-- start --

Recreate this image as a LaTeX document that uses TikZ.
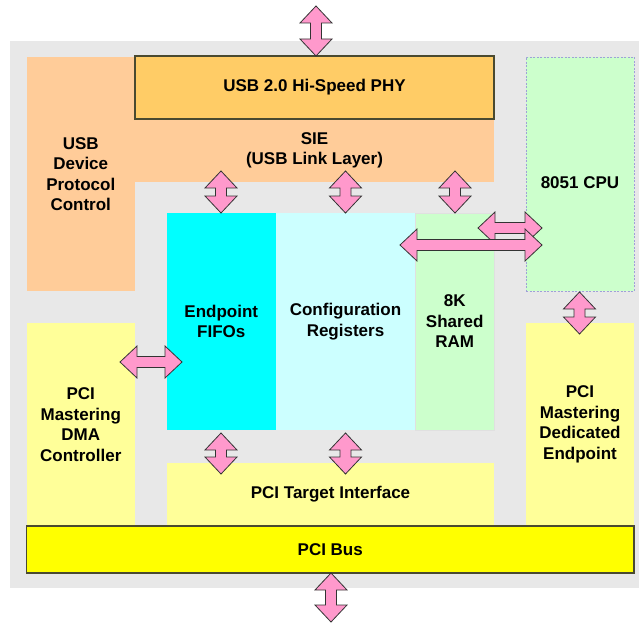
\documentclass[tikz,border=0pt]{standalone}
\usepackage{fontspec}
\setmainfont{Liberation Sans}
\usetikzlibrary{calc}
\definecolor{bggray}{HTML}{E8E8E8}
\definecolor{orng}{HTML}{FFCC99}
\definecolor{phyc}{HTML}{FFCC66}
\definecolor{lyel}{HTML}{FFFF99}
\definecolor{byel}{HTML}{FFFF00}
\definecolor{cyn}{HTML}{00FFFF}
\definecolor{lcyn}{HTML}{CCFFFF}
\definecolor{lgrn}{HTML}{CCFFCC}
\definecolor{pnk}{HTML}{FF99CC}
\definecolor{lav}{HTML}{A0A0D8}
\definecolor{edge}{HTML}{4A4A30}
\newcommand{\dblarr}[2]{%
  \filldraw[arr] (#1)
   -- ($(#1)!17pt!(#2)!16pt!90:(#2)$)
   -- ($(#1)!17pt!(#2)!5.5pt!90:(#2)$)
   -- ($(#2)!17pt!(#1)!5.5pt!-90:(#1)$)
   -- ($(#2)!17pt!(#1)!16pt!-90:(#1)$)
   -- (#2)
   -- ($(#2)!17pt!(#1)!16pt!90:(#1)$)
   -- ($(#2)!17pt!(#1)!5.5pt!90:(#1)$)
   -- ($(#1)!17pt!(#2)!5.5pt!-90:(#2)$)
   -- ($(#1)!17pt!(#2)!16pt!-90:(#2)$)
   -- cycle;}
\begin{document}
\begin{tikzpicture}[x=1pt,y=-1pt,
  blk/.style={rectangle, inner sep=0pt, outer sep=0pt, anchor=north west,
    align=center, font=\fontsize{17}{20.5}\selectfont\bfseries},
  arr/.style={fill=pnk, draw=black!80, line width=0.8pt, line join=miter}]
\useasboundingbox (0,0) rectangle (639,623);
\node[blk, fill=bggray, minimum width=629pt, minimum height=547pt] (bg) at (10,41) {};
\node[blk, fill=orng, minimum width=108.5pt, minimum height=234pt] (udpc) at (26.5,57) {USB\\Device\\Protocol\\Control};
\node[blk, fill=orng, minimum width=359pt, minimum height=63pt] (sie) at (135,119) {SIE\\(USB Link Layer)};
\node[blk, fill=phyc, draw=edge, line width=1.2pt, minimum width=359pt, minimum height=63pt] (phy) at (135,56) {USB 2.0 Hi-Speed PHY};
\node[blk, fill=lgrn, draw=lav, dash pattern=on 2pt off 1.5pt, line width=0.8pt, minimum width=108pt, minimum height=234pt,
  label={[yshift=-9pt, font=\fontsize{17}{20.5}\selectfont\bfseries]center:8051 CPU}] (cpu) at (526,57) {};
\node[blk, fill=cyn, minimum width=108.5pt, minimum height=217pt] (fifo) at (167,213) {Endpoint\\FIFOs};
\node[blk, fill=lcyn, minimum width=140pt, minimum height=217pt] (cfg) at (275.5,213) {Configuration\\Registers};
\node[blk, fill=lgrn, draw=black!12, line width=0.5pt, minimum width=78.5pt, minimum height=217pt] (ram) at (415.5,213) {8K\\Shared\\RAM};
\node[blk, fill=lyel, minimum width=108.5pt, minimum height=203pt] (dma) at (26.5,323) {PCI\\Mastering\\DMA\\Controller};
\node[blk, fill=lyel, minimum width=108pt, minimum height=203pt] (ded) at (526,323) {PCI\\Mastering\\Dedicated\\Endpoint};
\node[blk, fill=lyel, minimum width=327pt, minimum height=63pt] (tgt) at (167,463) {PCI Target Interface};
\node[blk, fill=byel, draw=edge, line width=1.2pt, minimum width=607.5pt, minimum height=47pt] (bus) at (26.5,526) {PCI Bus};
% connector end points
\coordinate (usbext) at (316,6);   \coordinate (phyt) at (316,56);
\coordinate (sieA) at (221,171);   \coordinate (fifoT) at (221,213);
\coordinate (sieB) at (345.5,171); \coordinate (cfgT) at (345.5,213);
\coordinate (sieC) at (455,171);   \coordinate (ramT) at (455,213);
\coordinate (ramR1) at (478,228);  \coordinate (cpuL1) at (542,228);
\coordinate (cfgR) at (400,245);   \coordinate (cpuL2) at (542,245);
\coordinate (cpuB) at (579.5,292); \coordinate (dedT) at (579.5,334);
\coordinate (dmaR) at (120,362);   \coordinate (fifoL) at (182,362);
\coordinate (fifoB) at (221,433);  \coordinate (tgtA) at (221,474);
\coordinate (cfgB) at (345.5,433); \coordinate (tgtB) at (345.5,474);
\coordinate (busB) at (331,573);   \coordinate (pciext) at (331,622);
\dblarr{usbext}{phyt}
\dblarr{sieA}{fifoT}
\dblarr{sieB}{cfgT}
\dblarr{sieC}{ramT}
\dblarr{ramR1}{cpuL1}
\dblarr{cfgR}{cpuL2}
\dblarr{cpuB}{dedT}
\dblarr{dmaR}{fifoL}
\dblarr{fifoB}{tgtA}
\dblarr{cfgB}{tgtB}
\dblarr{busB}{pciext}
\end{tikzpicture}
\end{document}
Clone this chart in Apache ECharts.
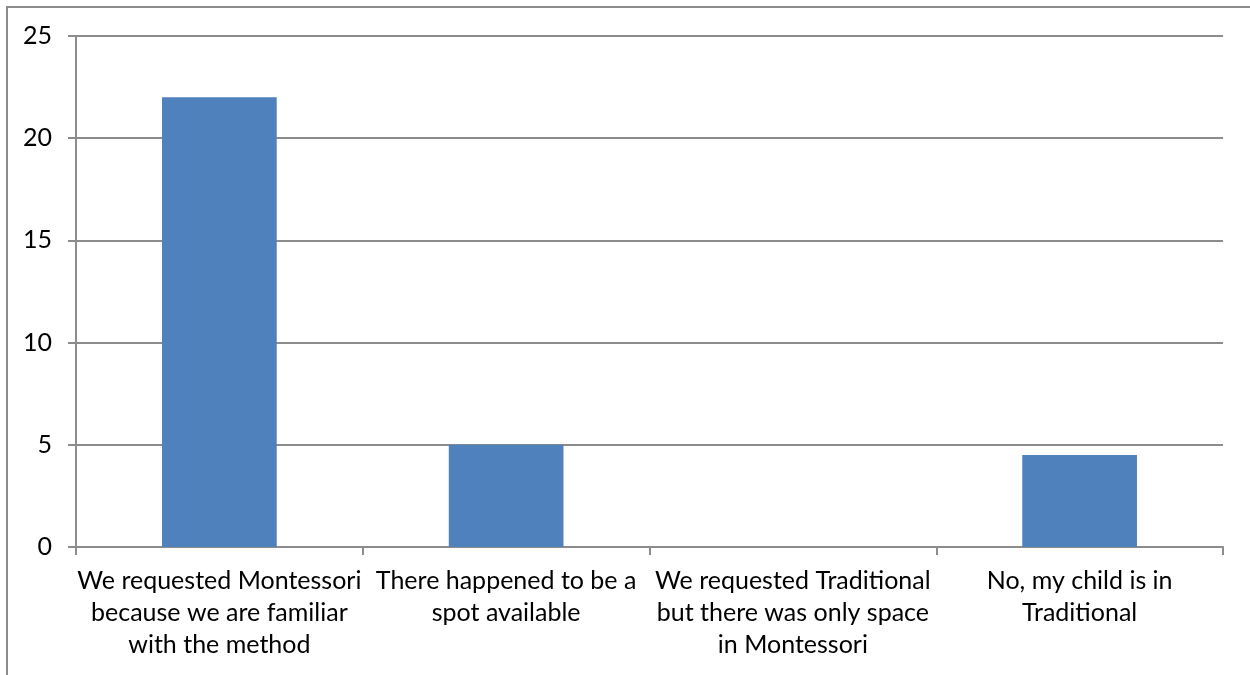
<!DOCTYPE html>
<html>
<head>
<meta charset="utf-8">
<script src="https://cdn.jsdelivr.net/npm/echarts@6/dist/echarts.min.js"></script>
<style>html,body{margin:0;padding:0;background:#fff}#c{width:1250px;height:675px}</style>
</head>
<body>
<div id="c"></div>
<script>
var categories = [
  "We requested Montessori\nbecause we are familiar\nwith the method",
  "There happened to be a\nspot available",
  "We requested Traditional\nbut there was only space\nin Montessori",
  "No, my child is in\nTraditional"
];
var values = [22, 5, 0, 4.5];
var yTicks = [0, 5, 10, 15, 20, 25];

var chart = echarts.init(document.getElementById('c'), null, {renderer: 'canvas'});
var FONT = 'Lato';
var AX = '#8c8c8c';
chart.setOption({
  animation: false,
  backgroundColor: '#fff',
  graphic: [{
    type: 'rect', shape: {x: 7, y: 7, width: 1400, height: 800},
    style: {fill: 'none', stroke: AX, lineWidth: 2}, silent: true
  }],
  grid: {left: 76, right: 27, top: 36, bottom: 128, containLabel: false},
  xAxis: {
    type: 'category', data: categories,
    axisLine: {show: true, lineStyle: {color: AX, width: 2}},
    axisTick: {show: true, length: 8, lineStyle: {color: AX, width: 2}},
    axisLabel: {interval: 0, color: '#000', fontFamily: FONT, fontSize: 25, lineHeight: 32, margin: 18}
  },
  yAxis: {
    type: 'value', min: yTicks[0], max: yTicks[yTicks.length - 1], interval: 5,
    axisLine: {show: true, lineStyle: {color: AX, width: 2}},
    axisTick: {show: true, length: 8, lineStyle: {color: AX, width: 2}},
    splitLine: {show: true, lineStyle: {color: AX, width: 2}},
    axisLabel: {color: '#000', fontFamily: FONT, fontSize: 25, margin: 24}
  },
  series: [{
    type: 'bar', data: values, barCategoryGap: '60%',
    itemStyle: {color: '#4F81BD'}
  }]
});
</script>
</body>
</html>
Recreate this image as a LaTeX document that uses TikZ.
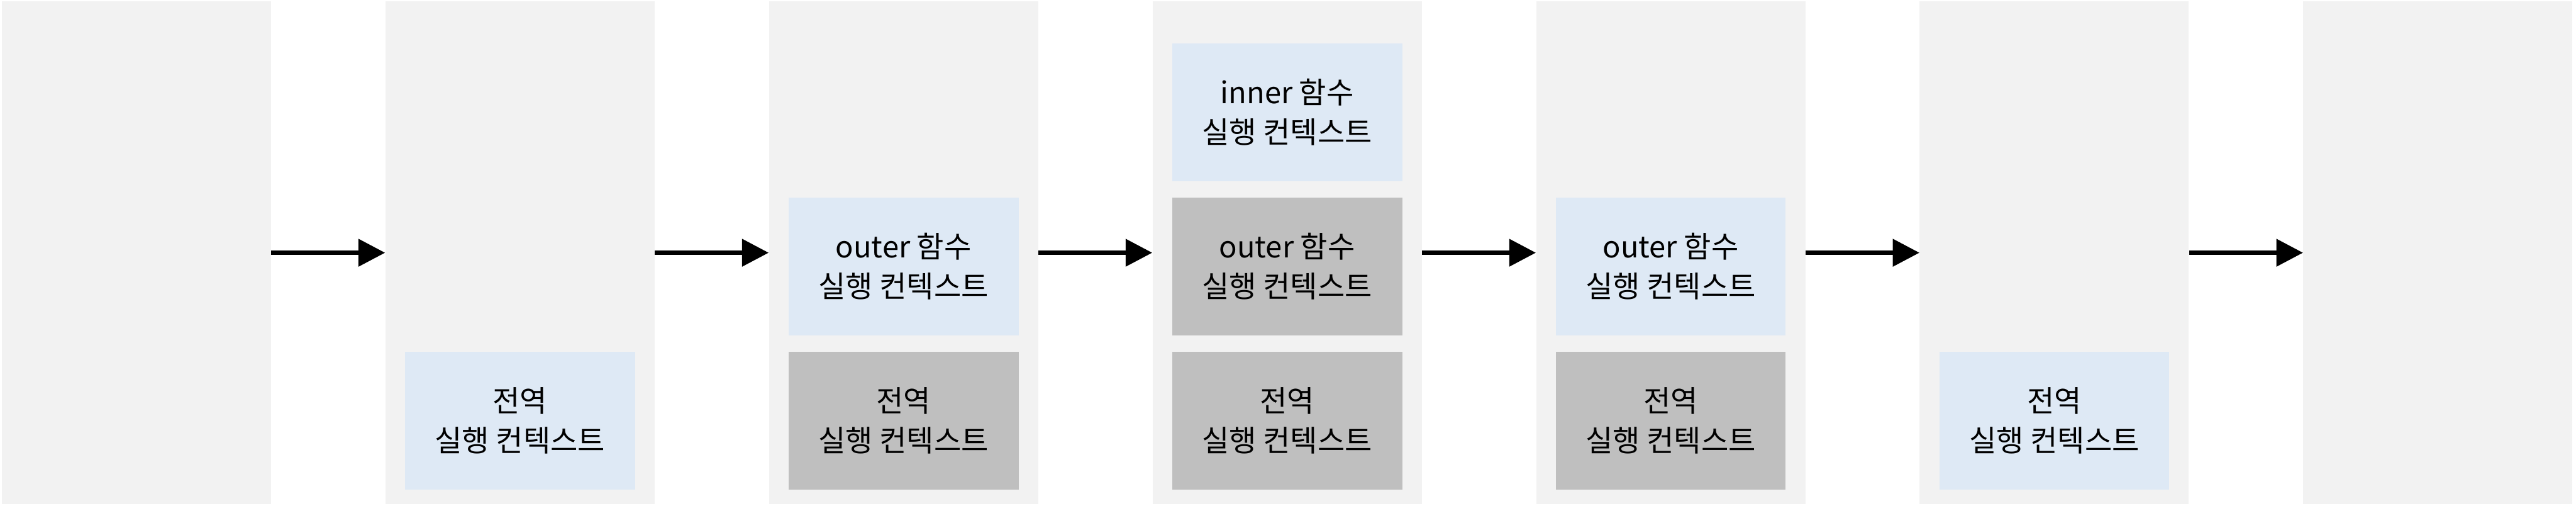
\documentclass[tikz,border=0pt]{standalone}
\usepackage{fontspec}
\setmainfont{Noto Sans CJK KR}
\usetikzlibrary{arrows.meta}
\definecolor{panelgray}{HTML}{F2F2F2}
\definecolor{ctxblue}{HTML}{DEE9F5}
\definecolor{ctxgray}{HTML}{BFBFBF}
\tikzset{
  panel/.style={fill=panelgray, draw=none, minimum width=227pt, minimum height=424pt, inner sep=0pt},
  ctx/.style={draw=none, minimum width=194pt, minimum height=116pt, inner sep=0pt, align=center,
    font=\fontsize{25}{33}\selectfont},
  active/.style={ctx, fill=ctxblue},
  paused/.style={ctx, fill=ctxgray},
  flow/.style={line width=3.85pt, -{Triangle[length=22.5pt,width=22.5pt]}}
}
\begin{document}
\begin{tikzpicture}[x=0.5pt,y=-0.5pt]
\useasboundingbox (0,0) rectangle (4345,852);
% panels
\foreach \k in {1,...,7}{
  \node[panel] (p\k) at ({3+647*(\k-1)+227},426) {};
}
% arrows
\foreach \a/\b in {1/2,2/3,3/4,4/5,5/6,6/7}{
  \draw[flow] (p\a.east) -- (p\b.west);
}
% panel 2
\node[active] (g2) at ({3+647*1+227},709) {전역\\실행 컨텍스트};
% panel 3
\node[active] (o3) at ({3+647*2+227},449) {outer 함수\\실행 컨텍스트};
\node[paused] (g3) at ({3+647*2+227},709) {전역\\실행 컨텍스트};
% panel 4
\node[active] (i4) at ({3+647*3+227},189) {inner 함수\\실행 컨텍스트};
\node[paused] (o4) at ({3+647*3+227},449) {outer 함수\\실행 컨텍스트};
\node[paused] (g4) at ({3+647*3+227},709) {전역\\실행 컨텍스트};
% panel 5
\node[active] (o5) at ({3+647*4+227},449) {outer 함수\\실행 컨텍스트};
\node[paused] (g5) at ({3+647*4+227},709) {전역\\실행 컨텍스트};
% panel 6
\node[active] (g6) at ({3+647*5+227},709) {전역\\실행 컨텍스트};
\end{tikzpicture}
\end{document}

-- end --

## Brief
Keep to the lines between the line with "Clone this chart in Apache ECharts." and the line with "var yTicks = [0, 5, 10, 15, 20, 25];", inclusive, and transcribe them without pictures.

## Written answer
Clone this chart in Apache ECharts.
<!DOCTYPE html>
<html>
<head>
<meta charset="utf-8">
<script src="https://cdn.jsdelivr.net/npm/echarts@6/dist/echarts.min.js"></script>
<style>html,body{margin:0;padding:0;background:#fff}#c{width:1250px;height:675px}</style>
</head>
<body>
<div id="c"></div>
<script>
var categories = [
  "We requested Montessori\nbecause we are familiar\nwith the method",
  "There happened to be a\nspot available",
  "We requested Traditional\nbut there was only space\nin Montessori",
  "No, my child is in\nTraditional"
];
var values = [22, 5, 0, 4.5];
var yTicks = [0, 5, 10, 15, 20, 25];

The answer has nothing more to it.